The full-back looks like a player in need of a break.
Having been partly at fault for all three of Everton’s goals in Newcastle’s defeat at Goodison Park on Thursday night, Trippier endured another torrid evening at the Tottenham Hotspur Stadium.
Heung-Min Son was his main tormentor, beating him one-on-one to provide the crosses for the first and second goals, but he was not the only Spurs player to cause him problems.
It was notable, in the first half in particular, how Spurs targeted that flank, with Destiny Udogie charging forward from left-back and Dejan Kulusevski and Richarlison also drifting towards that side.
Trippier looked exhausted and it is hardly surprising that he is making uncharacteristic errors. He is not the only Newcastle player who has been overworked amid their injury crisis but, unlike many of the others, he was already shouldering a heavy workload.
The 33-year-old has started all of Newcastle’s games this season bar two Carabao Cup ties. Last season, he started 43 of a possible 46 club games – and all that with a World Cup in the middle.
His exertions have taken a toll. Newcastle will of course miss him against Fulham. On this evidence, though, he might be better for sitting the game out.
Everton are now four points above the relegation zone. They’d be four above Chelsea if they hadn’t had their points deduction, sitting in 10th rather than 17th. But although that punishment has left them down among the sides fearing relegation, Everton are quite clearly on the up under boss Sean Dyche.
It’s three Premier League wins in a row now, with the victories over Nottingham Forest, Newcastle and Chelsea lifting them out of the mire. They are wins which have come since the points deduction and there is certainly an element of that punishment galvanising the group. But going back further Everton have won seven out of their last 11.
Poor finishing, especially at Goodison, had masked some of the progress the manager and his players have made this season but with Dwight McNeil and Abdoulaye Doucoure – two Dyche favourites – finding form, they are getting their rewards now.
The past two seasons have seen Everton pull off late survival shows. The indications are they will be looking down on the relegation scrap this time around, regardless of how successful their appeal against the points deduction is.
The last seven days have made for a wild ride for Fulham fans.
One week earlier, Trent Alexander-Arnold’s 88th-minute winner saw Liverpool edge a seven-goal thriller at Anfield. On Wednesday, they pulled a shock 5-0 win against Nottingham Forest out of the bag – and on Sunday, they inflicted the same scoreline on West Ham.
Speaking in his post-match press conference, Marco Silva pointed towards Raul Jimenez’s return to form as an individual example of the fact confidence has played a significant part in the team’s overall upturn, and it’s hard to argue – he has four goals in his last five games, which has massively aided the cause.

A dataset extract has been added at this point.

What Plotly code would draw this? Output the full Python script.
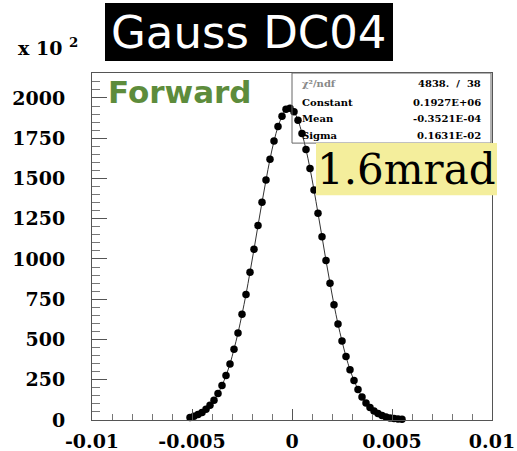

Fulham had scored only 10 in their first 12 before the November international break but, since they, they seem to have become world beaters with 16 in their last four, which equates to 61.5 per cent of their total in the league so far this term. They have far exceeded their Expected Goals figure of 8.97 across those matches.
Silva’s men have been languishing in the bottom half for much of the season so far, but if they carry on in this vein, they will not be dropping back any time soon.
Conceding stoppage time goals against Liverpool and Arsenal cost them three points – the Hatters doubled that tally by conceding two quickfire goals while on top.
So for the third time this season, Rob Edwards’ side were clapped off as unlucky losers after taking a ‘Big Six’ club the distance.
Nobody expected Luton to get any points from the three games against Liverpool, Arsenal and Man City – let alone the one point they have. But they need to start producing results, rather than performances.
With Everton and Bournemouth winning over the weekend, there are fewer teams for Luton to drag into this relegation fight. Now they face Bournemouth, Sheffield United and Burnley in their next four games. These are crucial times for Luton.